À l'inverse, les visières offrent une réelle protection vis-à-vis d'une contamination par les yeux. Ce risque potentiel n'a jamais été formellement démontré, d'où leur utilisation réservée aux soins avec risque d'aérosolisation (le prélèvement nasopharyngé par exemple), en complément du masque FFP2.
GHA et SHA plus forts que le savon
« Le gel hydroalcoolique (GHA) constitue la technique de référence d'hygiène des mains », rappelle d'emblée Frédéric Barbut. Utilisés sans eau, faciles à transporter, les GHA et SHA présentent un effet bactéricide ou virucide démontré et immédiat. Et contrairement à une idée véhiculée au cours des derniers mois, les GHA sont bien tolérés, mieux que les savons. « Les savons sont des détergents, et altèrent le sébum. Ils ont une action mécanique pour débarrasser la peau des salissures, mais on ne connaît pas leur efficacité bactériostatique ou bactéricide. »
Aération et désinfection : un vrai plus
L'aération des pièces est une mesure apparue plus tardivement. Elle est pertinente dans les zones confinées, pour renouveler l'air et diluer la quantité de virus. L'aération n'affranchit pas d'une désinfection protocolisée dans les espaces accueillants du public. Cette désinfection doit être pratiquée avec un produit disposant d'une norme virucide (14476). « Il s'agit d'une norme expérimentale, dans des conditions qui ne correspondent pas à la vraie vie (le temps de contact par exemple est d’une heure en condition expérimentale) et avec d'autres virus que le SARS-CoV-2. Les données permettent cependant d'estimer l'activité du produit dans les plus mauvaises conditions. Il est donc important de ne sélectionner que des produits répondant à cette norme pour la désinfection des surfaces », confirme l'hygiéniste de l'hôpital Saint-Antoine.

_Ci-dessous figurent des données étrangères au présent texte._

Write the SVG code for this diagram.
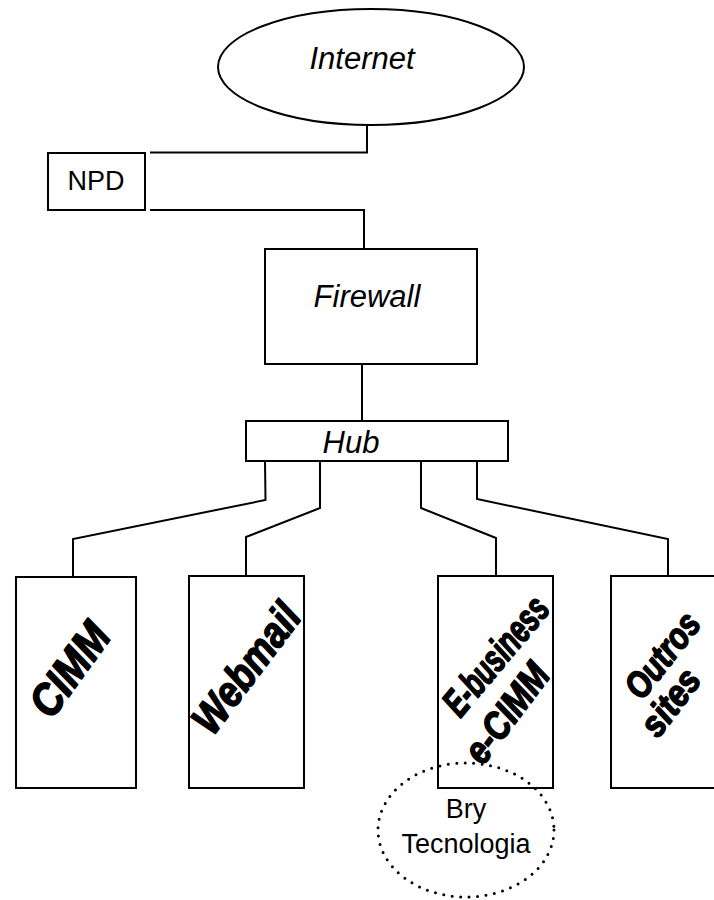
<svg xmlns="http://www.w3.org/2000/svg" width="714" height="900" viewBox="0 0 714 900">
  <style>
    .box { fill: #fff; stroke: #000; stroke-width: 2; }
    .wire { fill: none; stroke: #000; stroke-width: 2; }
    .lbl { font-family: "Liberation Sans", Arial, sans-serif; fill: #000; text-anchor: middle; }
    .it { font-style: italic; }
    .art { font-family: "Liberation Sans", Arial, sans-serif; font-style: italic; font-weight: bold; text-anchor: middle; fill: #000; stroke: #000; stroke-width: 1.6; stroke-linejoin: round; }
    .dots { fill: none; stroke: #000; stroke-width: 3; stroke-linecap: round; stroke-dasharray: 0 8.5; }
  </style>
  <rect width="714" height="900" fill="#fff"/>

  <!-- connectors -->
  <g id="connectors">
    <polyline class="wire" points="367,125 367,152.5 150,152.5"/>
    <polyline class="wire" points="150,210 364,210 364,249"/>
    <line class="wire" x1="362" y1="364" x2="362" y2="421"/>
    <polyline class="wire" points="265,461 265.5,500 73,539 73,577"/>
    <polyline class="wire" points="320,461 320,508 246,537 246,576"/>
    <polyline class="wire" points="421,461 421,508 496,538 496,576"/>
    <polyline class="wire" points="477,461 477,499 668,539 668,576"/>
  </g>

  <g id="internet">
    <ellipse class="box" cx="371" cy="67" rx="153" ry="58"/>
    <text class="lbl it" x="362" y="69" font-size="31">Internet</text>
  </g>

  <g id="npd">
    <rect class="box" x="48" y="153" width="97" height="57"/>
    <text class="lbl" x="96" y="190" font-size="27">NPD</text>
  </g>

  <g id="firewall">
    <rect class="box" x="265" y="249" width="212" height="115"/>
    <text class="lbl it" x="367" y="307" font-size="31">Firewall</text>
  </g>

  <g id="hub">
    <rect class="box" x="246" y="421" width="262" height="40"/>
    <text class="lbl it" x="351" y="453" font-size="31">Hub</text>
  </g>

  <!-- server boxes with slanted heavy labels -->
  <g id="cimm">
    <rect class="box" x="16" y="577" width="120" height="211"/>
    <text class="art" transform="translate(69,669) rotate(-54)" y="16" font-size="45" textLength="104" lengthAdjust="spacingAndGlyphs">CIMM</text>
  </g>

  <g id="webmail">
    <rect class="box" x="189" y="576" width="115" height="212"/>
    <text class="art" transform="translate(246,668) rotate(-53)" y="15" font-size="43" textLength="150" lengthAdjust="spacingAndGlyphs">Webmail</text>
  </g>

  <g id="ebusiness">
    <rect class="box" x="438" y="576" width="115" height="212"/>
    <text class="art" transform="translate(496,656) rotate(-50)" y="13" font-size="39" textLength="142" lengthAdjust="spacingAndGlyphs">E-business</text>
    <text class="art" transform="translate(507,713) rotate(-53)" y="13" font-size="39" textLength="114" lengthAdjust="spacingAndGlyphs">e-CIMM</text>
  </g>

  <g id="outros">
    <rect class="box" x="611" y="576" width="115" height="212"/>
    <text class="art" transform="translate(662,655) rotate(-52)" y="13" font-size="37" textLength="98" lengthAdjust="spacingAndGlyphs">Outros</text>
    <text class="art" transform="translate(670,702) rotate(-53)" y="13" font-size="37" textLength="74" lengthAdjust="spacingAndGlyphs">sites</text>
  </g>

  <g id="bry">
    <ellipse class="dots" cx="466" cy="830" rx="88" ry="67"/>
    <text class="lbl" x="466" y="818" font-size="27">Bry</text>
    <text class="lbl" x="466" y="853" font-size="27">Tecnologia</text>
  </g>
</svg>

La protection par les gants : une mauvaise idée
Le port de gants médicaux répond à des indications de précaution très limitées, comme le rappelle Frédéric Barbut : « on ne porte un gant que s'il y a un contact ou un risque de contact avec un liquide biologique, si on manipule des déchets souillés ou si on pratique un bionettoyage ou une désinfection de matériel. Un gant porté à mauvais escient est dangereux ; la personne se sent certes protégée, mais elle risque de disséminer le virus. » En outre, le port de gant n'affranchit pas d'un lavage des mains par GHA avant de mettre le gant, et après l'avoir retiré et jeté. « Les gants ne sont pas totalement imperméables s'ils sont portés longtemps et des microfissures peuvent exister, laissant passer les bactéries et virus », insiste Frédéric Barbut.